Dataset records:

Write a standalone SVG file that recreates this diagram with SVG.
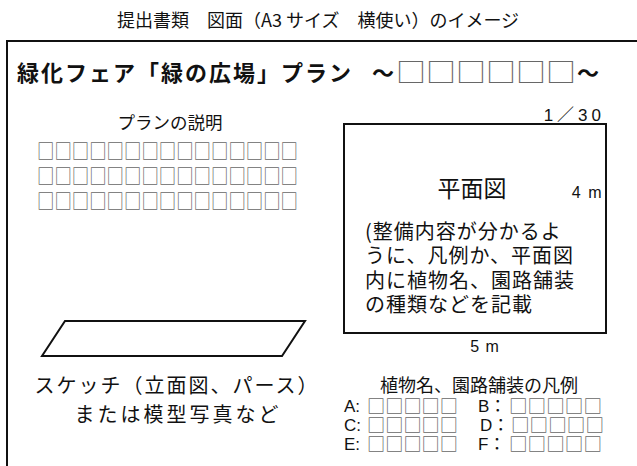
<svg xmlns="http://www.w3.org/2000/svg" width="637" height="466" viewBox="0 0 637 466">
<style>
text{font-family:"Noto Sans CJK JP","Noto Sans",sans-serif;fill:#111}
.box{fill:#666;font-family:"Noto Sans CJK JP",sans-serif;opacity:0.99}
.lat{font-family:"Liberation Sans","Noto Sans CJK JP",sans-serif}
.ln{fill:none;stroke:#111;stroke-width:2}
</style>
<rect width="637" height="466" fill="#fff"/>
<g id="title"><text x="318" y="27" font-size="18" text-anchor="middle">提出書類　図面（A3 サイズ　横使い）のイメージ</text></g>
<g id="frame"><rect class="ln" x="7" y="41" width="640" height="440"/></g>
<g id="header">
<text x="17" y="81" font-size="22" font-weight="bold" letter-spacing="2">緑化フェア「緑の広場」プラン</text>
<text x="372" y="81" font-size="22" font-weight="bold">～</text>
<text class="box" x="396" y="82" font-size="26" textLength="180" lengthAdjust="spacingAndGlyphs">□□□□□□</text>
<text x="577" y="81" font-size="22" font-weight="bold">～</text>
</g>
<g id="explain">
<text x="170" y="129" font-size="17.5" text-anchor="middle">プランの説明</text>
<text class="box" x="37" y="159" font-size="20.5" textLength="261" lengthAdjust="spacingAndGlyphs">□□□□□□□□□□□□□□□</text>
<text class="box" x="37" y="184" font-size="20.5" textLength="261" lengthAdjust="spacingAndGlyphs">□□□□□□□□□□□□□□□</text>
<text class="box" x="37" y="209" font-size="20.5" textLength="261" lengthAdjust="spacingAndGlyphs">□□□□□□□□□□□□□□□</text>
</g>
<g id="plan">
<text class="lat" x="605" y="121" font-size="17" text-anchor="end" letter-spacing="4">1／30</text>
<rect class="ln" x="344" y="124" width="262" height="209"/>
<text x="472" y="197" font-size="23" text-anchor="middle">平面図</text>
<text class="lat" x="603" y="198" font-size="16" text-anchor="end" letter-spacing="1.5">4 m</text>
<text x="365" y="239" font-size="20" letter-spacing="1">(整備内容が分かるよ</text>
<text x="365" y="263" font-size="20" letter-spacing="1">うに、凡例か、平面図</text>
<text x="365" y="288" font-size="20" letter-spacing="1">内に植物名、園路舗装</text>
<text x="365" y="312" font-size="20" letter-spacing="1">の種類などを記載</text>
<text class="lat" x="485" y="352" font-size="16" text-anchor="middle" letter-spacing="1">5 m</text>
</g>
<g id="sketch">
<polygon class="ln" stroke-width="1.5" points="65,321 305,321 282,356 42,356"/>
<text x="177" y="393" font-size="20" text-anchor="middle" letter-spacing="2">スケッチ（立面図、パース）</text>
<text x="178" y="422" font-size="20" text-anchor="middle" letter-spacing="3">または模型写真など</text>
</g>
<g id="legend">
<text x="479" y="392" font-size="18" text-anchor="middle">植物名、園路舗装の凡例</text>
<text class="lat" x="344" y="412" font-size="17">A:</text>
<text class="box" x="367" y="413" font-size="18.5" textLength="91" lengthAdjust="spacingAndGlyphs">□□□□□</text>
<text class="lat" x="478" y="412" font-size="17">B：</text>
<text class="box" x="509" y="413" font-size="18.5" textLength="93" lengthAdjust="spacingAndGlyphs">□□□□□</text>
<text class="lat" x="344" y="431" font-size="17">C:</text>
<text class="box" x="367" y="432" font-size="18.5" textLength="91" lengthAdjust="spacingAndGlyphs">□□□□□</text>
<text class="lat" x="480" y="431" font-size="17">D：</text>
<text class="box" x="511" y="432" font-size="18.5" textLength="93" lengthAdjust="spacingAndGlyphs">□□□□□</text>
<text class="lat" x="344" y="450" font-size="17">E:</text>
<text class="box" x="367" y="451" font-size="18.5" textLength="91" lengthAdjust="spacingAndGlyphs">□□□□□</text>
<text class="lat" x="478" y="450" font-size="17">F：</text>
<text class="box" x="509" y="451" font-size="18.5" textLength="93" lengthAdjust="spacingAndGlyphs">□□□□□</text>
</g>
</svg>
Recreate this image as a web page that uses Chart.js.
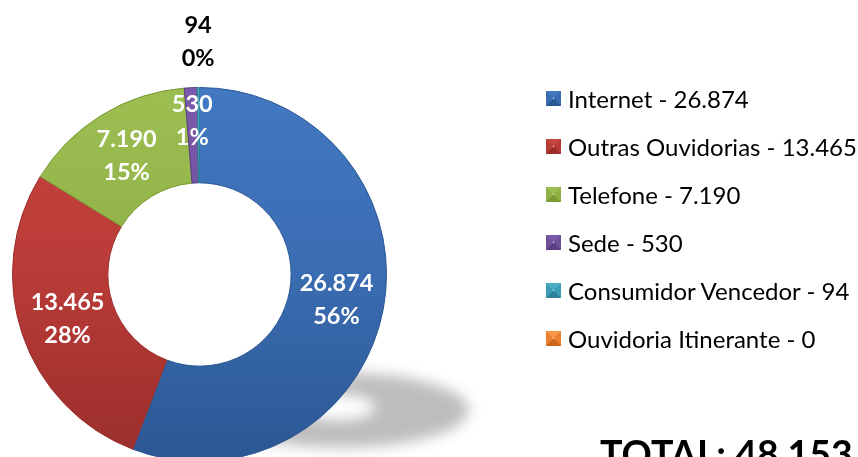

What you need to do: Output all the records, word for word, with no pictures in the copy.

Output:
Write a standalone SVG file that recreates this diagram with SVG.
<svg xmlns="http://www.w3.org/2000/svg" width="637" height="466" viewBox="0 0 637 466">
<style>
text{font-family:"Noto Sans CJK JP","Noto Sans",sans-serif;fill:#111}
.box{fill:#666;font-family:"Noto Sans CJK JP",sans-serif;opacity:0.99}
.lat{font-family:"Liberation Sans","Noto Sans CJK JP",sans-serif}
.ln{fill:none;stroke:#111;stroke-width:2}
</style>
<rect width="637" height="466" fill="#fff"/>
<g id="title"><text x="318" y="27" font-size="18" text-anchor="middle">提出書類　図面（A3 サイズ　横使い）のイメージ</text></g>
<g id="frame"><rect class="ln" x="7" y="41" width="640" height="440"/></g>
<g id="header">
<text x="17" y="81" font-size="22" font-weight="bold" letter-spacing="2">緑化フェア「緑の広場」プラン</text>
<text x="372" y="81" font-size="22" font-weight="bold">～</text>
<text class="box" x="396" y="82" font-size="26" textLength="180" lengthAdjust="spacingAndGlyphs">□□□□□□</text>
<text x="577" y="81" font-size="22" font-weight="bold">～</text>
</g>
<g id="explain">
<text x="170" y="129" font-size="17.5" text-anchor="middle">プランの説明</text>
<text class="box" x="37" y="159" font-size="20.5" textLength="261" lengthAdjust="spacingAndGlyphs">□□□□□□□□□□□□□□□</text>
<text class="box" x="37" y="184" font-size="20.5" textLength="261" lengthAdjust="spacingAndGlyphs">□□□□□□□□□□□□□□□</text>
<text class="box" x="37" y="209" font-size="20.5" textLength="261" lengthAdjust="spacingAndGlyphs">□□□□□□□□□□□□□□□</text>
</g>
<g id="plan">
<text class="lat" x="605" y="121" font-size="17" text-anchor="end" letter-spacing="4">1／30</text>
<rect class="ln" x="344" y="124" width="262" height="209"/>
<text x="472" y="197" font-size="23" text-anchor="middle">平面図</text>
<text class="lat" x="603" y="198" font-size="16" text-anchor="end" letter-spacing="1.5">4 m</text>
<text x="365" y="239" font-size="20" letter-spacing="1">(整備内容が分かるよ</text>
<text x="365" y="263" font-size="20" letter-spacing="1">うに、凡例か、平面図</text>
<text x="365" y="288" font-size="20" letter-spacing="1">内に植物名、園路舗装</text>
<text x="365" y="312" font-size="20" letter-spacing="1">の種類などを記載</text>
<text class="lat" x="485" y="352" font-size="16" text-anchor="middle" letter-spacing="1">5 m</text>
</g>
<g id="sketch">
<polygon class="ln" stroke-width="1.5" points="65,321 305,321 282,356 42,356"/>
<text x="177" y="393" font-size="20" text-anchor="middle" letter-spacing="2">スケッチ（立面図、パース）</text>
<text x="178" y="422" font-size="20" text-anchor="middle" letter-spacing="3">または模型写真など</text>
</g>
<g id="legend">
<text x="479" y="392" font-size="18" text-anchor="middle">植物名、園路舗装の凡例</text>
<text class="lat" x="344" y="412" font-size="17">A:</text>
<text class="box" x="367" y="413" font-size="18.5" textLength="91" lengthAdjust="spacingAndGlyphs">□□□□□</text>
<text class="lat" x="478" y="412" font-size="17">B：</text>
<text class="box" x="509" y="413" font-size="18.5" textLength="93" lengthAdjust="spacingAndGlyphs">□□□□□</text>
<text class="lat" x="344" y="431" font-size="17">C:</text>
<text class="box" x="367" y="432" font-size="18.5" textLength="91" lengthAdjust="spacingAndGlyphs">□□□□□</text>
<text class="lat" x="480" y="431" font-size="17">D：</text>
<text class="box" x="511" y="432" font-size="18.5" textLength="93" lengthAdjust="spacingAndGlyphs">□□□□□</text>
<text class="lat" x="344" y="450" font-size="17">E:</text>
<text class="box" x="367" y="451" font-size="18.5" textLength="91" lengthAdjust="spacingAndGlyphs">□□□□□</text>
<text class="lat" x="478" y="450" font-size="17">F：</text>
<text class="box" x="509" y="451" font-size="18.5" textLength="93" lengthAdjust="spacingAndGlyphs">□□□□□</text>
</g>
</svg>
Recreate this image as a web page that uses Chart.js.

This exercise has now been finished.